Since \(\sum \limits _{i=1}^{p}{\bar{\lambda }}_{i}=1\), we deduce from (20) that

$$\begin{aligned} \sum \limits _{t\in T}{\bar{\eta }}_{t}h_{t}({\bar{x}},{\bar{v}}_{t})<\sum \limits _{t\in T}{\hat{\eta }}_{t}h_{t}({\bar{x}},{\hat{v}}_{t})- \sum \limits _{i=1}^{p}{\bar{\lambda }}_{i}{\epsilon }_{i}g_i({\bar{x}}). \end{aligned}$$
(21)

Now, we will get a contradiction. Indeed, from (3), we have

$$\begin{aligned} \sum \limits _{t\in T}\bar{\eta _{t}}h_{t}({\bar{x}},{\bar{v}}_{t})+\sum \limits _{i=1}^{p} {\bar{\lambda }}_{i}\epsilon _{i}g_{i}({\bar{x}})=\sum \limits _{i=1}^{p} \left( \epsilon _{i}^{'}+\epsilon _{i}^{''}\right) +\sum \limits _{t\in T}\epsilon _{t}^{0}+\epsilon ^{c}\ge 0. \end{aligned}$$

By \({\bar{x}}\in F\), we get \( h_{t}({\bar{x}},{\hat{v}}_{t})\le 0\), \(\forall t\in T\). Therefore,

$$\begin{aligned} \sum \limits _{t\in T}{\bar{\eta }}_{t}h_{t}({\bar{x}},{\bar{v}}_{t})+\sum \limits _{i=1}^{p} {\bar{\lambda }}_{i}\epsilon _{i}g_{i}({\bar{x}})-\sum \limits _{t\in T}{\hat{\eta }}_{t}h_{t}({\bar{x}},{\hat{v}}_{t}) \ge 0, \end{aligned}$$

which contradicts (21). The proof is complete. \(\square \)

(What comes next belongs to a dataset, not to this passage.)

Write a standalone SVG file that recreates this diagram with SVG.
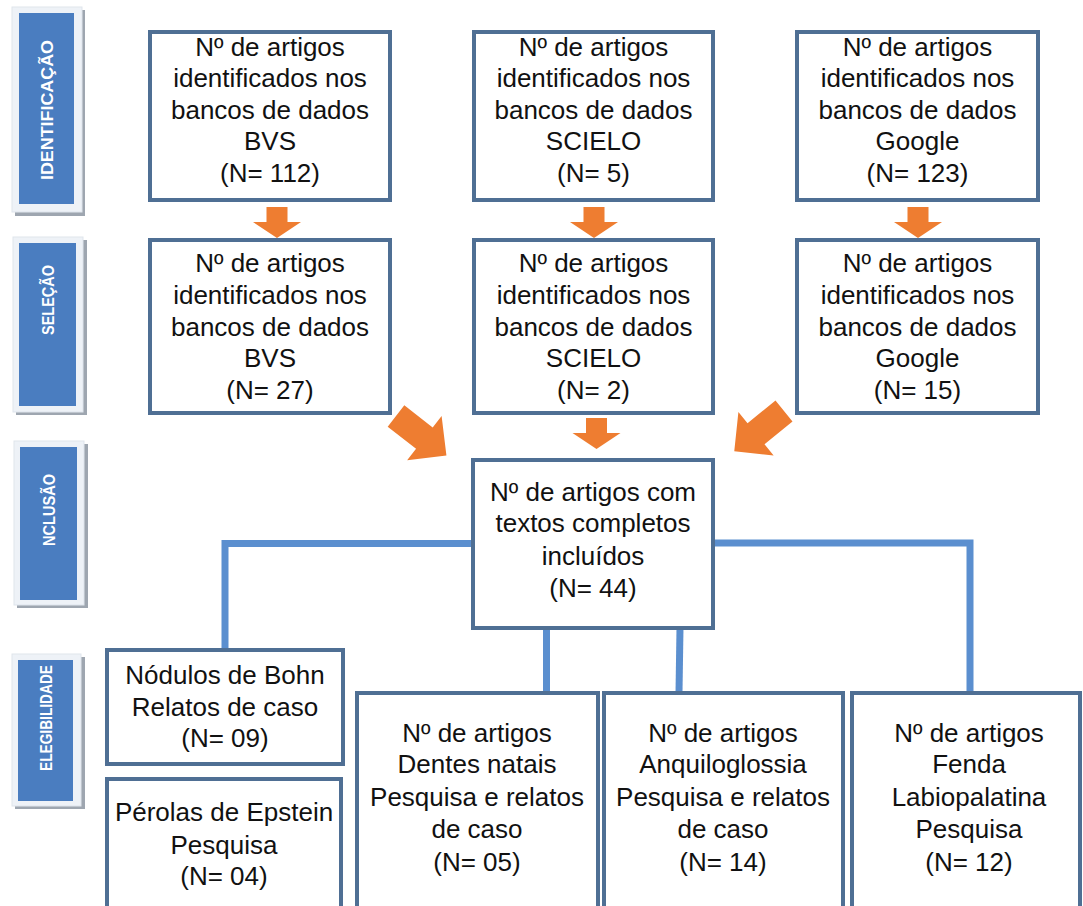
<svg xmlns="http://www.w3.org/2000/svg" width="1083" height="906" viewBox="0 0 1083 906">
<defs>
<style>
.box{fill:#ffffff;stroke:#4f6f94;stroke-width:4}
.t{font-family:"Liberation Sans",Arial,sans-serif;font-size:26px;fill:#111;text-anchor:middle}
.side-sh{fill:#9ea6b0}
.side-fr{fill:#eef2f7;stroke:#dfe5ec;stroke-width:1}
.side-bl{fill:#4a7dc0}
.st{font-family:"Liberation Sans",Arial,sans-serif;font-size:17px;font-weight:bold;fill:#ffffff;text-anchor:middle}
.arr{fill:#ee7d31}
.con{fill:none;stroke:#5b8fcf;stroke-width:7;stroke-linejoin:miter}
</style>
<polygon id="sarrow" points="-10.5,0 10.5,0 10.5,15 24,15 0,31 -24,15 -10.5,15"/>
<polygon id="darrow" points="0,-13.5 36,-13.5 36,-28 64,0 36,28 36,13.5 0,13.5"/>
</defs>
<rect width="1083" height="906" fill="#ffffff"/>

<g id="side-identificacao">
<rect class="side-sh" x="15" y="10" width="70" height="206"/>
<rect class="side-fr" x="12" y="7" width="70" height="205"/>
<rect class="side-bl" x="19" y="13" width="55" height="191"/>
<text class="st" transform="translate(52.5,110) rotate(-90)" textLength="140" lengthAdjust="spacingAndGlyphs">IDENTIFICAÇÃO</text>
</g>
<g id="side-selecao">
<rect class="side-sh" x="16" y="240" width="71" height="175"/>
<rect class="side-fr" x="13" y="237" width="70" height="175"/>
<rect class="side-bl" x="19" y="243" width="57" height="163"/>
<text class="st" transform="translate(53.5,300) rotate(-90)" textLength="70" lengthAdjust="spacingAndGlyphs">SELEÇÃO</text>
</g>
<g id="side-inclusao">
<rect class="side-sh" x="17" y="444" width="71" height="164"/>
<rect class="side-fr" x="14" y="441" width="70" height="164"/>
<rect class="side-bl" x="20" y="447" width="57" height="153"/>
<text class="st" transform="translate(54.5,510) rotate(-90)" textLength="72" lengthAdjust="spacingAndGlyphs">NCLUSÃO</text>
</g>
<g id="side-elegibilidade">
<rect class="side-sh" x="15" y="657" width="70" height="152"/>
<rect class="side-fr" x="12" y="654" width="69" height="152"/>
<rect class="side-bl" x="18" y="660" width="55" height="141"/>
<text class="st" transform="translate(51.5,718) rotate(-90)" textLength="106" lengthAdjust="spacingAndGlyphs">ELEGIBILIDADE</text>
</g>

<g id="connectors">
<polyline class="con" points="225,650 225,543.5 473,543.5"/>
<polyline class="con" points="713,543 970,543 970,692"/>
<line class="con" x1="546.5" y1="628" x2="546.5" y2="692"/>
<line class="con" x1="680" y1="628" x2="679" y2="692"/>
<use href="#sarrow" class="arr" x="277" y="207"/>
<use href="#sarrow" class="arr" x="594" y="207"/>
<use href="#sarrow" class="arr" x="918" y="207"/>
<use href="#sarrow" class="arr" x="596.5" y="418"/>
<use href="#darrow" class="arr" transform="translate(396,416) rotate(38)"/>
<use href="#darrow" class="arr" transform="translate(784,411) rotate(141)"/>
</g>

<g id="bvs-id">
<rect class="box" x="150" y="32" width="240" height="168"/>
<text class="t"><tspan x="270" y="56">Nº de artigos</tspan><tspan x="270" y="87">identificados nos</tspan><tspan x="270" y="119">bancos de dados</tspan><tspan x="270" y="150">BVS</tspan><tspan x="270" y="182">(N= 112)</tspan></text>
</g>
<g id="scielo-id">
<rect class="box" x="474" y="32" width="239" height="168"/>
<text class="t"><tspan x="593.5" y="56">Nº de artigos</tspan><tspan x="593.5" y="87">identificados nos</tspan><tspan x="593.5" y="119">bancos de dados</tspan><tspan x="593.5" y="150">SCIELO</tspan><tspan x="593.5" y="182">(N= 5)</tspan></text>
</g>
<g id="google-id">
<rect class="box" x="797" y="32" width="241" height="168"/>
<text class="t"><tspan x="917.5" y="56">Nº de artigos</tspan><tspan x="917.5" y="87">identificados nos</tspan><tspan x="917.5" y="119">bancos de dados</tspan><tspan x="917.5" y="150">Google</tspan><tspan x="917.5" y="182">(N= 123)</tspan></text>
</g>

<g id="bvs-sel">
<rect class="box" x="150" y="240" width="240" height="173"/>
<text class="t"><tspan x="270" y="272">Nº de artigos</tspan><tspan x="270" y="304">identificados nos</tspan><tspan x="270" y="336">bancos de dados</tspan><tspan x="270" y="367">BVS</tspan><tspan x="270" y="399">(N= 27)</tspan></text>
</g>
<g id="scielo-sel">
<rect class="box" x="474" y="240" width="239" height="173"/>
<text class="t"><tspan x="593.5" y="272">Nº de artigos</tspan><tspan x="593.5" y="304">identificados nos</tspan><tspan x="593.5" y="336">bancos de dados</tspan><tspan x="593.5" y="367">SCIELO</tspan><tspan x="593.5" y="399">(N= 2)</tspan></text>
</g>
<g id="google-sel">
<rect class="box" x="797" y="240" width="241" height="173"/>
<text class="t"><tspan x="917.5" y="272">Nº de artigos</tspan><tspan x="917.5" y="304">identificados nos</tspan><tspan x="917.5" y="336">bancos de dados</tspan><tspan x="917.5" y="367">Google</tspan><tspan x="917.5" y="399">(N= 15)</tspan></text>
</g>

<g id="incluidos">
<rect class="box" x="473" y="460" width="240" height="168"/>
<text class="t"><tspan x="593" y="501">Nº de artigos com</tspan><tspan x="593" y="532">textos completos</tspan><tspan x="593" y="565">incluídos</tspan><tspan x="593" y="597">(N= 44)</tspan></text>
</g>

<g id="nodulos">
<rect class="box" x="107" y="650" width="236" height="114"/>
<text class="t"><tspan x="225" y="684">Nódulos de Bohn</tspan><tspan x="225" y="716">Relatos de caso</tspan><tspan x="225" y="747">(N= 09)</tspan></text>
</g>
<g id="perolas">
<rect class="box" x="107" y="779" width="234" height="140"/>
<text class="t"><tspan x="224" y="821">Pérolas de Epstein</tspan><tspan x="224" y="854">Pesquisa</tspan><tspan x="224" y="885">(N= 04)</tspan></text>
</g>
<g id="dentes">
<rect class="box" x="357" y="693" width="241" height="226"/>
<text class="t"><tspan x="477" y="742">Nº de artigos</tspan><tspan x="477" y="773">Dentes natais</tspan><tspan x="477" y="806">Pesquisa e relatos</tspan><tspan x="477" y="838">de caso</tspan><tspan x="477" y="871">(N= 05)</tspan></text>
</g>
<g id="anquiloglossia">
<rect class="box" x="604" y="693" width="239" height="226"/>
<text class="t"><tspan x="723" y="742">Nº de artigos</tspan><tspan x="723" y="773">Anquiloglossia</tspan><tspan x="723" y="806">Pesquisa e relatos</tspan><tspan x="723" y="838">de caso</tspan><tspan x="723" y="871">(N= 14)</tspan></text>
</g>
<g id="fenda">
<rect class="box" x="852" y="693" width="228" height="226"/>
<text class="t"><tspan x="969" y="742">Nº de artigos</tspan><tspan x="969" y="773">Fenda</tspan><tspan x="969" y="806">Labiopalatina</tspan><tspan x="969" y="838">Pesquisa</tspan><tspan x="969" y="871">(N= 12)</tspan></text>
</g>
</svg>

The following result can be easily obtained by using similar methods reported in [24, Theorem 6.7].

Theorem 4.4

Let \(\epsilon \in {\mathbb {R}}_{+}^{p}\). If \(({\bar{x}},{\bar{\eta }} ,{\bar{v}} )\in C\times {\mathbb {R}}^{(T)}_+\times V\) is a robust \(\epsilon \)-weak saddle point of \(L_{\mu }\) related to \((UMFP) \), then, \({\bar{x}}\in F\) is a robust \(\epsilon \)-weakly efficient solution of \((UMFP) \).

5 Conclusions

In this paper, following the framework of robust optimization, we consider robust \(\epsilon \)-weakly efficient solutions for a class of nonsmooth multiobjective fractional semi-infinite optimization problems with uncertain data in the constraint functions. We employ a scalarization method and a robust type constraint qualification condition to establish necessary and sufficient conditions for the robust \(\epsilon \)-weakly efficient solutions of this uncertain fractional semi-infinite optimization problem. We also obtain some robust \(\epsilon \)-duality properties and \(\epsilon \)-weak saddle point theorems. It is worth noting that the approach used in this paper is new, and some existing results in the literature can be obtained by the use of our approach. Moreover, the mathematical framework developed in this paper can be extended to the investigation of robust \(\epsilon \)-quasi (weakly) efficient solutions for uncertain multiobjective fractional semi-infinite optimization.